Dense Water Formation in the Okhotsk Sea


National Science Foundation Grant OCE-9811958

9/15/1998 – 8/31/2003


Lynne D. Talley and Daniel L. Rudnick

Scripps Institution of Oceanography, UCSD, La Jolla, CA 92093-0230 USA


Project Summary (from 1998 proposal):


The principal ventilation site for intermediate density waters of the North Pacific is the Okhotsk Sea.  The Okhotsk Sea and North Pacific exchange waters through the Kuril Islands, with the two deepest passages being Bussol' and Kruzenshtern Straits.  Within the Okhotsk, surface waters are transformed to denser intermediate waters mainly through the process of brine rejection during sea ice formation. The extensive coastal polynya over the broad northern/northwestern shelf is  a major ice production area.  These dense shelf waters ventilate the intermediate depths of the Okhotsk Sea. The transformed waters then flow out of the Okhotsk Sea where they join the Oyashio and are advected  onward into the North Pacific. In addition to providing quantitative understanding of the downward limb of the overturning cell in the North Pacific, the proposed experiment will provide basic insights into coastal polynya processes in  a region which is logistically accessible (and previously politically inaccessible), with good satellite and meteorological coverage. 


The proposed field project consists of:

(1) an examination of formation of shelf water under sea ice  in the northwestern coastal polynya  through one winter, using moored  temperature/salinity/pressure/ADCP measurements of water properties


(2) hydrographic (CTD/rosette) surveys of the northern Okhotsk Sea and East Sakhalin Current (outflow from shelves) upon deployment and recovery of the moorings.


Analyses of historical data, including hydrographic data, sea ice records, and meteorological data, will provide a context for the experiment and an estimate of the interannual variability in intermediate water production and properties. This work would be joint with S. Martin, with our principal contribution being analysis of heretofore unavailable Russian data. The proposed in situ studies are complementary to a proposal from S. Martin to study the air-sea fluxes and ice cover in the Okhotsk Sea during the same period using satellite and NCEP information.  It is also complementary to a modeling study of the Okhotsk and Bering Sea polynyas being proposed to ONR by G. Gawarkiewicz and D. Chapman. Taken together, these projects will provide an excellent first description of the intermediate water formation process, and a useful comparison point for the model. In particular, along-shore advection and large tidal amplitudes may be important in the Okhotsk Sea northwest shelf polynya and remain to be incorporated in the Gawarkiewicz/Chapman model.

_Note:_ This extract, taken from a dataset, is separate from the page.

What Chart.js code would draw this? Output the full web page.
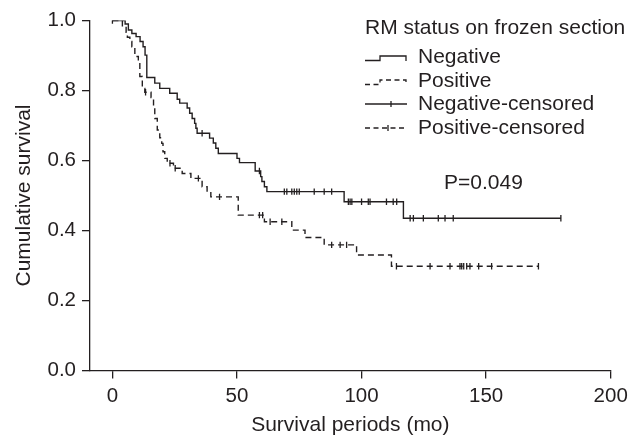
<!DOCTYPE html>
<html>
<head>
<meta charset="utf-8">
<script src="https://cdn.jsdelivr.net/npm/chart.js@4.4.1/dist/chart.umd.min.js"></script>
<style>
    html, body { margin: 0; padding: 0; background: #fff; }
    #wrap { width: 640px; height: 438px; }
</style>
</head>
<body>
<div id="wrap"><canvas id="km" width="640" height="438"></canvas></div>
<script>
// ======================
// Данные
// ======================

// RM negative: время события (мес) и выживаемость после него
const negTimes = [5.1, 6.4, 7.8, 9.5, 11.1, 12.3, 13.1, 13.8, 17, 19, 23, 26, 27, 30, 31, 32, 33, 33.5, 34, 39, 40.5, 41.5, 42.5, 50, 51, 57.3, 59.5, 60, 61, 62, 93, 116.8];
const negSurv  = [0.99, 0.973, 0.963, 0.954, 0.94, 0.925, 0.901, 0.837, 0.821, 0.806, 0.792, 0.775, 0.764, 0.75, 0.735, 0.72, 0.706, 0.692, 0.678, 0.664, 0.65, 0.635, 0.62, 0.606, 0.594, 0.57, 0.554, 0.54, 0.525, 0.511, 0.482, 0.435];
const negCensored = [36, 59, 69, 70, 72, 73, 74, 75, 81, 85, 88, 94.7, 95.4, 96.1, 100, 102.7, 103.4, 110, 112.7, 114.1, 119.5, 120.8, 124.8, 130.8, 133.5, 136.8, 180];
const negEnd = 180;

// RM positive
const posTimes = [4, 5.5, 6, 7, 7.8, 9, 10.4, 11, 12, 13, 15.5, 16.5, 17, 18, 19, 19.8, 20.3, 21, 22, 24.5, 28, 31.5, 36, 38, 39.5, 50.5, 61, 72, 77.3, 85, 98, 112];
const posSurv  = [0.98, 0.966, 0.952, 0.94, 0.925, 0.897, 0.882, 0.84, 0.806, 0.795, 0.78, 0.75, 0.72, 0.687, 0.665, 0.649, 0.625, 0.606, 0.592, 0.578, 0.563, 0.549, 0.525, 0.51, 0.496, 0.444, 0.425, 0.401, 0.38, 0.359, 0.33, 0.298];
const posCensored = [0, 13.3, 23.1, 25.2, 34.5, 43, 59, 60.3, 63.3, 68, 88, 91.4, 94, 114, 127.5, 135.5, 139.5, 140.2, 141, 142.2, 143.5, 147, 152.2, 171];
const posEnd = 171;

const xTicks = [0, 50, 100, 150, 200];
const yTicks = [0, 0.2, 0.4, 0.6, 0.8, 1.0];

const legendTitle = 'RM status on frozen section';
const legendLabels = ['Negative', 'Positive', 'Negative-censored', 'Positive-censored'];
const pValueText = 'P=0.049';
const xTitle = 'Survival periods (mo)';
const yTitle = 'Cumulative survival';

// ======================
// Вспомогательные функции
// ======================

const INK = '#231f20';
const FONT = 'Liberation Sans, Arial, sans-serif';

function stepPoints(times, surv, end) {
    const pts = [{ x: 0, y: 1 }];
    times.forEach((t, i) => pts.push({ x: t, y: surv[i] }));
    pts.push({ x: end, y: surv[surv.length - 1] });
    return pts;
}

function survAt(times, surv, t) {
    let s = 1;
    for (let i = 0; i < times.length; i++) {
        if (times[i] <= t) s = surv[i];
    }
    return s;
}

function censorPoints(times, surv, cens) {
    return cens.map(t => ({ x: t, y: survAt(times, surv, t) }));
}

// ======================
// Легенда и подписи
// ======================

const legendPlugin = {
    id: 'kmLegend',
    afterDraw(chart) {
        const ctx = chart.ctx;
        ctx.save();
        ctx.fillStyle = INK;
        ctx.strokeStyle = INK;
        ctx.lineWidth = 1.3;
        ctx.font = '21px ' + FONT;
        ctx.textBaseline = 'middle';
        ctx.textAlign = 'left';

        ctx.fillText(legendTitle, 365, 28);

        const rows = [57, 81, 104, 128];
        legendLabels.forEach((label, i) => {
            const y = rows[i];
            ctx.setLineDash(i % 2 ? [5, 3.5] : []);
            ctx.beginPath();
            if (i < 2) {
                ctx.moveTo(365, y + 3.5);
                ctx.lineTo(380, y + 3.5);
                ctx.lineTo(380, y - 1);
                ctx.lineTo(406, y - 1);
                ctx.lineTo(406, y + 4);
            } else {
                ctx.moveTo(365, y);
                ctx.lineTo(407, y);
            }
            ctx.stroke();
            if (i >= 2) {
                ctx.setLineDash([]);
                ctx.beginPath();
                const tx = i === 2 ? 391 : 388;
                ctx.moveTo(tx, y - 3);
                ctx.lineTo(tx, y + 3);
                ctx.stroke();
            }
            ctx.fillText(label, 418, y);
        });

        ctx.setLineDash([]);
        ctx.fillText(pValueText, 444, 183);
        ctx.restore();
    }
};

// ======================
// График
// ======================

const lineBase = {
    showLine: true,
    stepped: 'before',
    pointRadius: 0,
    borderColor: INK,
    borderWidth: 1.4,
    fill: false
};

const censorBase = {
    showLine: false,
    pointStyle: 'line',
    rotation: 90,
    pointRadius: 3.2,
    borderColor: INK,
    pointBorderWidth: 1.3,
    backgroundColor: INK
};

new Chart(document.getElementById('km').getContext('2d'), {
    type: 'scatter',
    data: {
        datasets: [
            Object.assign({ label: legendLabels[0], data: stepPoints(negTimes, negSurv, negEnd) }, lineBase),
            Object.assign({ label: legendLabels[1], data: stepPoints(posTimes, posSurv, posEnd), borderDash: [6, 4] }, lineBase),
            Object.assign({ label: legendLabels[2], data: censorPoints(negTimes, negSurv, negCensored) }, censorBase),
            Object.assign({ label: legendLabels[3], data: censorPoints(posTimes, posSurv, posCensored) }, censorBase)
        ]
    },
    options: {
        responsive: false,
        animation: false,
        events: [],
        layout: { padding: { left: 0, top: 20.5, right: 29.3, bottom: 0 } },
        plugins: {
            legend: { display: false },
            tooltip: { enabled: false }
        },
        scales: {
            x: {
                type: 'linear',
                min: -9,
                max: 200,
                afterBuildTicks: s => { s.ticks = xTicks.map(v => ({ value: v })); },
                afterFit: s => { s.height = 67.5; },
                ticks: {
                    color: INK,
                    padding: 6,
                    maxRotation: 0,
                    font: { family: FONT, size: 20.5 },
                    callback: v => String(v)
                },
                grid: { drawOnChartArea: false, drawTicks: true, tickLength: 8, color: INK, lineWidth: 1.3 },
                border: { display: true, color: INK, width: 1.3 },
                title: {
                    display: true,
                    text: xTitle,
                    color: INK,
                    font: { family: FONT, size: 21, lineHeight: 1.2 },
                    padding: { top: 0, bottom: 0 }
                }
            },
            y: {
                min: 0,
                max: 1,
                afterBuildTicks: s => { s.ticks = yTicks.map(v => ({ value: v })); },
                afterFit: s => { s.width = 90; },
                ticks: {
                    color: INK,
                    padding: 6,
                    font: { family: FONT, size: 20.5 },
                    callback: v => v.toFixed(1)
                },
                grid: { drawOnChartArea: false, drawTicks: true, tickLength: 8, color: INK, lineWidth: 1.3 },
                border: { display: true, color: INK, width: 1.3 },
                title: {
                    display: true,
                    text: yTitle,
                    color: INK,
                    font: { family: FONT, size: 21, lineHeight: 1.2 },
                    padding: { top: 12, bottom: 0 }
                }
            }
        }
    },
    plugins: [legendPlugin]
});
</script>
</body>
</html>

A funded joint U.S.-Japan mooring project in Bussol' Strait (major exchange location between the Okhotsk Sea and North Pacific) during the same period will provide concurrent outflow information, as the newly ventilated and mixed waters move on into the North Pacific.


Strong collaboration with Russian and Japanese groups working in the Okhotsk and Kuril regions is a major aspect of this project.